GIVEN MATERIAL:
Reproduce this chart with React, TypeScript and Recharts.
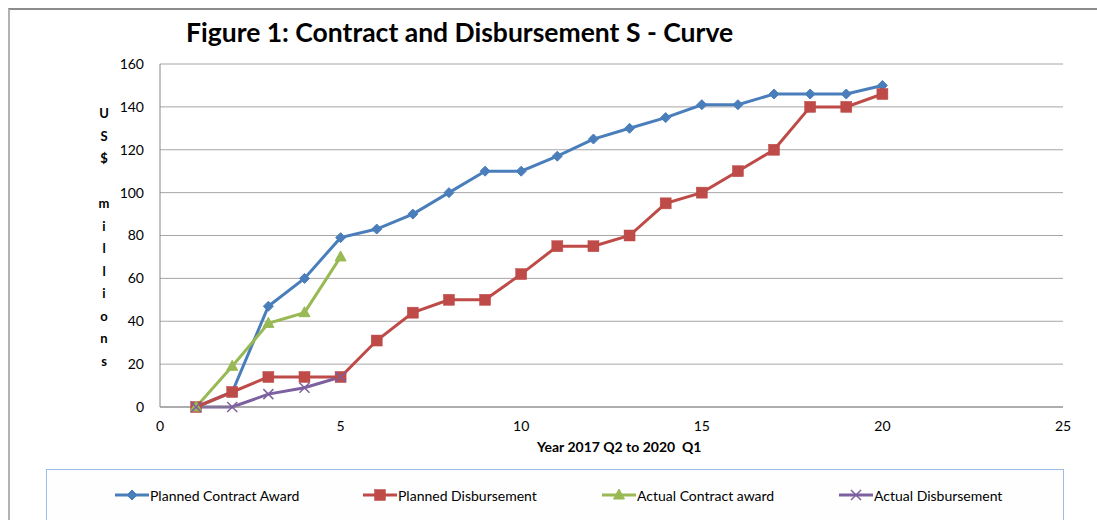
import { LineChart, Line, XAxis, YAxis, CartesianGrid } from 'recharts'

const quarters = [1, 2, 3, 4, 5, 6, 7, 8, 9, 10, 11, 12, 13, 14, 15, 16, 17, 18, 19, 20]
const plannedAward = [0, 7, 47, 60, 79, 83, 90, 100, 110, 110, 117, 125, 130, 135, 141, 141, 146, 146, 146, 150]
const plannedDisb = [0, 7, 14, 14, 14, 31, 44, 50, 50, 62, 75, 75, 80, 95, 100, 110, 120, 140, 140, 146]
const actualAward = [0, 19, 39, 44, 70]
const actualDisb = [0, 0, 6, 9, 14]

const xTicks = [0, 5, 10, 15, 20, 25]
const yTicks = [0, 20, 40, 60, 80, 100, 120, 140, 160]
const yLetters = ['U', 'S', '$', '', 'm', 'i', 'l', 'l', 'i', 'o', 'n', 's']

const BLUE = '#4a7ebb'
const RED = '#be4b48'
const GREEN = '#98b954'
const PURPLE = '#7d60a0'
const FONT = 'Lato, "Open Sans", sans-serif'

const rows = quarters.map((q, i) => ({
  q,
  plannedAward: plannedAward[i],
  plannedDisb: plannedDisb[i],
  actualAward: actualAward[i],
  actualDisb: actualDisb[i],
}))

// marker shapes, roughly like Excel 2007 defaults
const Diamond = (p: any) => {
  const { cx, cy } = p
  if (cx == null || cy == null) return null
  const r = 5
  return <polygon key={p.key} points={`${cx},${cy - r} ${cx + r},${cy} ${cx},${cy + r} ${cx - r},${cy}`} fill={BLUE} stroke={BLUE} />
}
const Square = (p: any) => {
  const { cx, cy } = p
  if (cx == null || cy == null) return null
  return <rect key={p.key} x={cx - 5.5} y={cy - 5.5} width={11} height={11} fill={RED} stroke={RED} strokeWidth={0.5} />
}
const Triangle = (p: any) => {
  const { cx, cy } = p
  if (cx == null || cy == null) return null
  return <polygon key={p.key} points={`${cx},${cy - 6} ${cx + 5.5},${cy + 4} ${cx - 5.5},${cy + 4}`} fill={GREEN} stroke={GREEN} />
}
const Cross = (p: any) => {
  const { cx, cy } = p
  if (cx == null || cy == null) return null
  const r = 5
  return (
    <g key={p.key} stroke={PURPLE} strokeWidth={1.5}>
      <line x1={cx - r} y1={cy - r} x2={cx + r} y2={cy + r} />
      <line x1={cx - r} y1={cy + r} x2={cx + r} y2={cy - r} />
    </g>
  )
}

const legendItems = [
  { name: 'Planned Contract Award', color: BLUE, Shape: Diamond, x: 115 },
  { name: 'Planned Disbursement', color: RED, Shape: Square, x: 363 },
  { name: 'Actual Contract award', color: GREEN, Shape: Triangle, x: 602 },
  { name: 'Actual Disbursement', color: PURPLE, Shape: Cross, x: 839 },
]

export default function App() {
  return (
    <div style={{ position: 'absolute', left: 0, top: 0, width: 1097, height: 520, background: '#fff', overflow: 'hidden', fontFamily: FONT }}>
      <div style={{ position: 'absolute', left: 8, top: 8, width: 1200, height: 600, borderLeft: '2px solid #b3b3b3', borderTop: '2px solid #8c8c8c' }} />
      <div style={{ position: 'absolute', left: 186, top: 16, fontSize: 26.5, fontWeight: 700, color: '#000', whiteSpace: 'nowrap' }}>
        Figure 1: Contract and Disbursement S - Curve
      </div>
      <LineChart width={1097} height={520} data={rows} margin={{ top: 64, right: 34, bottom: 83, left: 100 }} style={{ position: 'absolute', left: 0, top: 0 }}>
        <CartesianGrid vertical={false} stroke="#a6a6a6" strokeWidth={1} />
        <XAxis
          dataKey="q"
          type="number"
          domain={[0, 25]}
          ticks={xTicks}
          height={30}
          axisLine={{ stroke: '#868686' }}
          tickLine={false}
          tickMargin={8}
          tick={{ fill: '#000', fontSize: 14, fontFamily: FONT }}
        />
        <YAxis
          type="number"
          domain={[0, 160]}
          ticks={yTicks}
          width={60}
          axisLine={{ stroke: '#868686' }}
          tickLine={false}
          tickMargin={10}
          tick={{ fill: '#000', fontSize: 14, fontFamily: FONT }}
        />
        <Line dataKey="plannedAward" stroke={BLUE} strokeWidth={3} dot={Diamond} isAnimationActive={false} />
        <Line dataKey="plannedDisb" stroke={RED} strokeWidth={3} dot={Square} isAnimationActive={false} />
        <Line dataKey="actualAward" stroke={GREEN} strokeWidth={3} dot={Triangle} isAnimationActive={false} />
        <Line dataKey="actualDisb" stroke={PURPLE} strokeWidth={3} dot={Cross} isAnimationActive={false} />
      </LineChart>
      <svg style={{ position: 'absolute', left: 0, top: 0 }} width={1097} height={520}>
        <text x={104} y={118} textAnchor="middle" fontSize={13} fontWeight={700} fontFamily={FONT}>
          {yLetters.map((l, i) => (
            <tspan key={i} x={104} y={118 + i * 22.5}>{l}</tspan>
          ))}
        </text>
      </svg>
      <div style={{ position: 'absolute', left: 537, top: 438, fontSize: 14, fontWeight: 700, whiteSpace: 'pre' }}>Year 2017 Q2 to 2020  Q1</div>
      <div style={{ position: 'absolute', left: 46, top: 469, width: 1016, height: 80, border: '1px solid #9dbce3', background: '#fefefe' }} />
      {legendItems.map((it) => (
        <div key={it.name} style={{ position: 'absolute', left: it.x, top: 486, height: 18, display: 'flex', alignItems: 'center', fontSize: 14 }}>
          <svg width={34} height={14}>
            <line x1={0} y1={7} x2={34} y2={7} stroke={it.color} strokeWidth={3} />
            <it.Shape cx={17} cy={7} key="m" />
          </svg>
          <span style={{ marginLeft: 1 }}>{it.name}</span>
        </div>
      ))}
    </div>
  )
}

WHAT YOU ARE ASKED TO DO: Omit the pictures, then output the rest of the listing exactly.

THE RESPONSE:
Reproduce this chart with React, TypeScript and Recharts.
import { LineChart, Line, XAxis, YAxis, CartesianGrid } from 'recharts'

const quarters = [1, 2, 3, 4, 5, 6, 7, 8, 9, 10, 11, 12, 13, 14, 15, 16, 17, 18, 19, 20]
const plannedAward = [0, 7, 47, 60, 79, 83, 90, 100, 110, 110, 117, 125, 130, 135, 141, 141, 146, 146, 146, 150]
const plannedDisb = [0, 7, 14, 14, 14, 31, 44, 50, 50, 62, 75, 75, 80, 95, 100, 110, 120, 140, 140, 146]
const actualAward = [0, 19, 39, 44, 70]
const actualDisb = [0, 0, 6, 9, 14]

const xTicks = [0, 5, 10, 15, 20, 25]
const yTicks = [0, 20, 40, 60, 80, 100, 120, 140, 160]
const yLetters = ['U', 'S', '$', '', 'm', 'i', 'l', 'l', 'i', 'o', 'n', 's']

const BLUE = '#4a7ebb'
const RED = '#be4b48'
const GREEN = '#98b954'
const PURPLE = '#7d60a0'
const FONT = 'Lato, "Open Sans", sans-serif'

const rows = quarters.map((q, i) => ({
  q,
  plannedAward: plannedAward[i],
  plannedDisb: plannedDisb[i],
  actualAward: actualAward[i],
  actualDisb: actualDisb[i],
}))

// marker shapes, roughly like Excel 2007 defaults
const Diamond = (p: any) => {
  const { cx, cy } = p
  if (cx == null || cy == null) return null
  const r = 5
  return <polygon key={p.key} points={`${cx},${cy - r} ${cx + r},${cy} ${cx},${cy + r} ${cx - r},${cy}`} fill={BLUE} stroke={BLUE} />
}
const Square = (p: any) => {
  const { cx, cy } = p
  if (cx == null || cy == null) return null
  return <rect key={p.key} x={cx - 5.5} y={cy - 5.5} width={11} height={11} fill={RED} stroke={RED} strokeWidth={0.5} />
}
const Triangle = (p: any) => {
  const { cx, cy } = p
  if (cx == null || cy == null) return null
  return <polygon key={p.key} points={`${cx},${cy - 6} ${cx + 5.5},${cy + 4} ${cx - 5.5},${cy + 4}`} fill={GREEN} stroke={GREEN} />
}
const Cross = (p: any) => {
  const { cx, cy } = p
  if (cx == null || cy == null) return null
  const r = 5
  return (
    <g key={p.key} stroke={PURPLE} strokeWidth={1.5}>
      <line x1={cx - r} y1={cy - r} x2={cx + r} y2={cy + r} />
      <line x1={cx - r} y1={cy + r} x2={cx + r} y2={cy - r} />
    </g>
  )
}

const legendItems = [
  { name: 'Planned Contract Award', color: BLUE, Shape: Diamond, x: 115 },
  { name: 'Planned Disbursement', color: RED, Shape: Square, x: 363 },
  { name: 'Actual Contract award', color: GREEN, Shape: Triangle, x: 602 },
  { name: 'Actual Disbursement', color: PURPLE, Shape: Cross, x: 839 },
]

export default function App() {
  return (
    <div style={{ position: 'absolute', left: 0, top: 0, width: 1097, height: 520, background: '#fff', overflow: 'hidden', fontFamily: FONT }}>
      <div style={{ position: 'absolute', left: 8, top: 8, width: 1200, height: 600, borderLeft: '2px solid #b3b3b3', borderTop: '2px solid #8c8c8c' }} />
      <div style={{ position: 'absolute', left: 186, top: 16, fontSize: 26.5, fontWeight: 700, color: '#000', whiteSpace: 'nowrap' }}>
        Figure 1: Contract and Disbursement S - Curve
      </div>
      <LineChart width={1097} height={520} data={rows} margin={{ top: 64, right: 34, bottom: 83, left: 100 }} style={{ position: 'absolute', left: 0, top: 0 }}>
        <CartesianGrid vertical={false} stroke="#a6a6a6" strokeWidth={1} />
        <XAxis
          dataKey="q"
          type="number"
          domain={[0, 25]}
          ticks={xTicks}
          height={30}
          axisLine={{ stroke: '#868686' }}
          tickLine={false}
          tickMargin={8}
          tick={{ fill: '#000', fontSize: 14, fontFamily: FONT }}
        />
        <YAxis
          type="number"
          domain={[0, 160]}
          ticks={yTicks}
          width={60}
          axisLine={{ stroke: '#868686' }}
          tickLine={false}
          tickMargin={10}
          tick={{ fill: '#000', fontSize: 14, fontFamily: FONT }}
        />
        <Line dataKey="plannedAward" stroke={BLUE} strokeWidth={3} dot={Diamond} isAnimationActive={false} />
        <Line dataKey="plannedDisb" stroke={RED} strokeWidth={3} dot={Square} isAnimationActive={false} />
        <Line dataKey="actualAward" stroke={GREEN} strokeWidth={3} dot={Triangle} isAnimationActive={false} />
        <Line dataKey="actualDisb" stroke={PURPLE} strokeWidth={3} dot={Cross} isAnimationActive={false} />
      </LineChart>
      <svg style={{ position: 'absolute', left: 0, top: 0 }} width={1097} height={520}>
        <text x={104} y={118} textAnchor="middle" fontSize={13} fontWeight={700} fontFamily={FONT}>
          {yLetters.map((l, i) => (
            <tspan key={i} x={104} y={118 + i * 22.5}>{l}</tspan>
          ))}
        </text>
      </svg>
      <div style={{ position: 'absolute', left: 537, top: 438, fontSize: 14, fontWeight: 700, whiteSpace: 'pre' }}>Year 2017 Q2 to 2020  Q1</div>
      <div style={{ position: 'absolute', left: 46, top: 469, width: 1016, height: 80, border: '1px solid #9dbce3', background: '#fefefe' }} />
      {legendItems.map((it) => (
        <div key={it.name} style={{ position: 'absolute', left: it.x, top: 486, height: 18, display: 'flex', alignItems: 'center', fontSize: 14 }}>
          <svg width={34} height={14}>
            <line x1={0} y1={7} x2={34} y2={7} stroke={it.color} strokeWidth={3} />
            <it.Shape cx={17} cy={7} key="m" />
          </svg>
          <span style={{ marginLeft: 1 }}>{it.name}</span>
        </div>
      ))}
    </div>
  )
}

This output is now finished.